WHAT TO DO. Return each line of the data below verbatim; pictures are to be left out.

====== SOURCE MATERIAL ======

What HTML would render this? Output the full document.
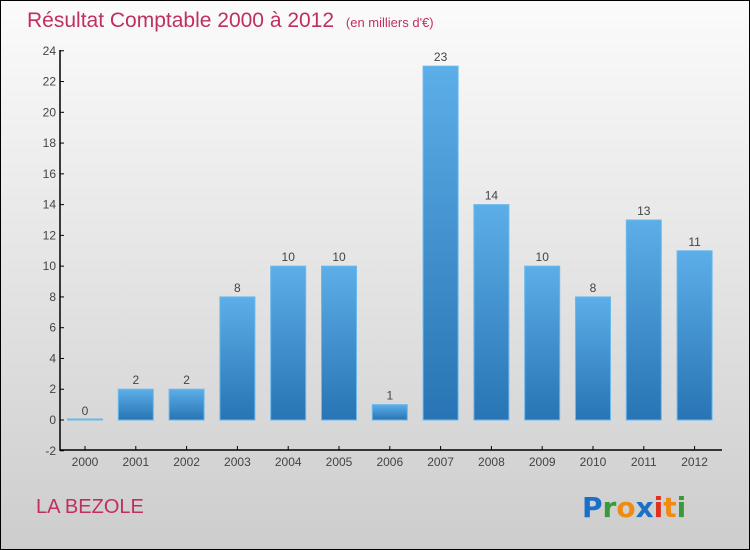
<!DOCTYPE html>
<html><head><meta charset="utf-8"><style>
body{margin:0}
#c{width:750px;height:550px;position:relative;box-sizing:border-box;border:1px solid #000;background:linear-gradient(#fbfbfb,#cdcdcd);font-family:"Liberation Sans",sans-serif;overflow:hidden}
</style></head><body>
<div id="c">
<svg width="750" height="550" style="position:absolute;left:-1px;top:-1px">
<defs><linearGradient id="g" x1="0" y1="0" x2="0" y2="1"><stop offset="0" stop-color="#5caee8"/><stop offset="1" stop-color="#2874b4"/></linearGradient></defs>
<text x="27" y="27" font-size="21" fill="#c0305e">Résultat Comptable 2000 à 2012 <tspan font-size="13" dx="6">(en milliers d'€)</tspan></text>
<g id="plot"></g>
<text x="36" y="513" font-size="20" fill="#c0305e">LA BEZOLE</text>
<g font-size="28" font-weight="bold" font-family="'DejaVu Sans',sans-serif">
<text x="582" y="517"><tspan fill="#1a6fc8">P</tspan><tspan fill="#3a9a3a">r</tspan><tspan fill="#f08a10">o</tspan><tspan fill="#1a6fc8">x</tspan><tspan fill="#e03020">i</tspan><tspan fill="#f08a10">t</tspan><tspan fill="#3a9a3a">i</tspan></text></g>
</svg>
</div>
<script>
const categories=["2000","2001","2002","2003","2004","2005","2006","2007","2008","2009","2010","2011","2012"];
const values=[0,2,2,8,10,10,1,23,14,10,8,13,11];
const yTicks=[-2,0,2,4,6,8,10,12,14,16,18,20,22,24];
const NS="http://www.w3.org/2000/svg";
const g=document.getElementById('plot');
const y=v=>420-v*(400/26);
const x=i=>85+i*50.8;
function mk(t,a){const e=document.createElementNS(NS,t);for(const k in a)e.setAttribute(k,a[k]);g.appendChild(e);return e;}
let ax=mk('path',{d:'M60,50V450H722',stroke:'#000','stroke-width':1.5,fill:'none'});

yTicks.forEach(t=>{const l=mk('line',{x1:60,x2:64,y1:y(t),y2:y(t),stroke:'#000'});

const tx=mk('text',{x:56,y:y(t)+4,'text-anchor':'end','font-size':12,fill:'#444'});tx.textContent=t;
});
categories.forEach((c,i)=>{const v=values[i];const cx=x(i);
const tk=mk('line',{x1:cx,x2:cx,y1:446,y2:450,stroke:'#000'});

const tl=mk('text',{x:cx,y:466,'text-anchor':'middle','font-size':12,fill:'#444'});tl.textContent=c;

const h=Math.max(1,y(0)-y(v));
const b=mk('rect',{x:cx-17.5,y:y(0)-h,width:35,height:h,fill:'url(#g)',stroke:'#6ab8ee','stroke-width':1});

const vl=mk('text',{x:cx,y:y(v)-5,'text-anchor':'middle','font-size':12,fill:'#444'});vl.textContent=v;
});
</script>
</body></html>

======

ANSWER TO THIS EXERCISE.
What HTML would render this? Output the full document.
<!DOCTYPE html>
<html><head><meta charset="utf-8"><style>
body{margin:0}
#c{width:750px;height:550px;position:relative;box-sizing:border-box;border:1px solid #000;background:linear-gradient(#fbfbfb,#cdcdcd);font-family:"Liberation Sans",sans-serif;overflow:hidden}
</style></head><body>
<div id="c">
<svg width="750" height="550" style="position:absolute;left:-1px;top:-1px">
<defs><linearGradient id="g" x1="0" y1="0" x2="0" y2="1"><stop offset="0" stop-color="#5caee8"/><stop offset="1" stop-color="#2874b4"/></linearGradient></defs>
<text x="27" y="27" font-size="21" fill="#c0305e">Résultat Comptable 2000 à 2012 <tspan font-size="13" dx="6">(en milliers d'€)</tspan></text>
<g id="plot"></g>
<text x="36" y="513" font-size="20" fill="#c0305e">LA BEZOLE</text>
<g font-size="28" font-weight="bold" font-family="'DejaVu Sans',sans-serif">
<text x="582" y="517"><tspan fill="#1a6fc8">P</tspan><tspan fill="#3a9a3a">r</tspan><tspan fill="#f08a10">o</tspan><tspan fill="#1a6fc8">x</tspan><tspan fill="#e03020">i</tspan><tspan fill="#f08a10">t</tspan><tspan fill="#3a9a3a">i</tspan></text></g>
</svg>
</div>
<script>
const categories=["2000","2001","2002","2003","2004","2005","2006","2007","2008","2009","2010","2011","2012"];
const values=[0,2,2,8,10,10,1,23,14,10,8,13,11];
const yTicks=[-2,0,2,4,6,8,10,12,14,16,18,20,22,24];
const NS="http://www.w3.org/2000/svg";
const g=document.getElementById('plot');
const y=v=>420-v*(400/26);
const x=i=>85+i*50.8;
function mk(t,a){const e=document.createElementNS(NS,t);for(const k in a)e.setAttribute(k,a[k]);g.appendChild(e);return e;}
let ax=mk('path',{d:'M60,50V450H722',stroke:'#000','stroke-width':1.5,fill:'none'});

yTicks.forEach(t=>{const l=mk('line',{x1:60,x2:64,y1:y(t),y2:y(t),stroke:'#000'});

const tx=mk('text',{x:56,y:y(t)+4,'text-anchor':'end','font-size':12,fill:'#444'});tx.textContent=t;
});
categories.forEach((c,i)=>{const v=values[i];const cx=x(i);
const tk=mk('line',{x1:cx,x2:cx,y1:446,y2:450,stroke:'#000'});

const tl=mk('text',{x:cx,y:466,'text-anchor':'middle','font-size':12,fill:'#444'});tl.textContent=c;

const h=Math.max(1,y(0)-y(v));
const b=mk('rect',{x:cx-17.5,y:y(0)-h,width:35,height:h,fill:'url(#g)',stroke:'#6ab8ee','stroke-width':1});

const vl=mk('text',{x:cx,y:y(v)-5,'text-anchor':'middle','font-size':12,fill:'#444'});vl.textContent=v;
});
</script>
</body></html>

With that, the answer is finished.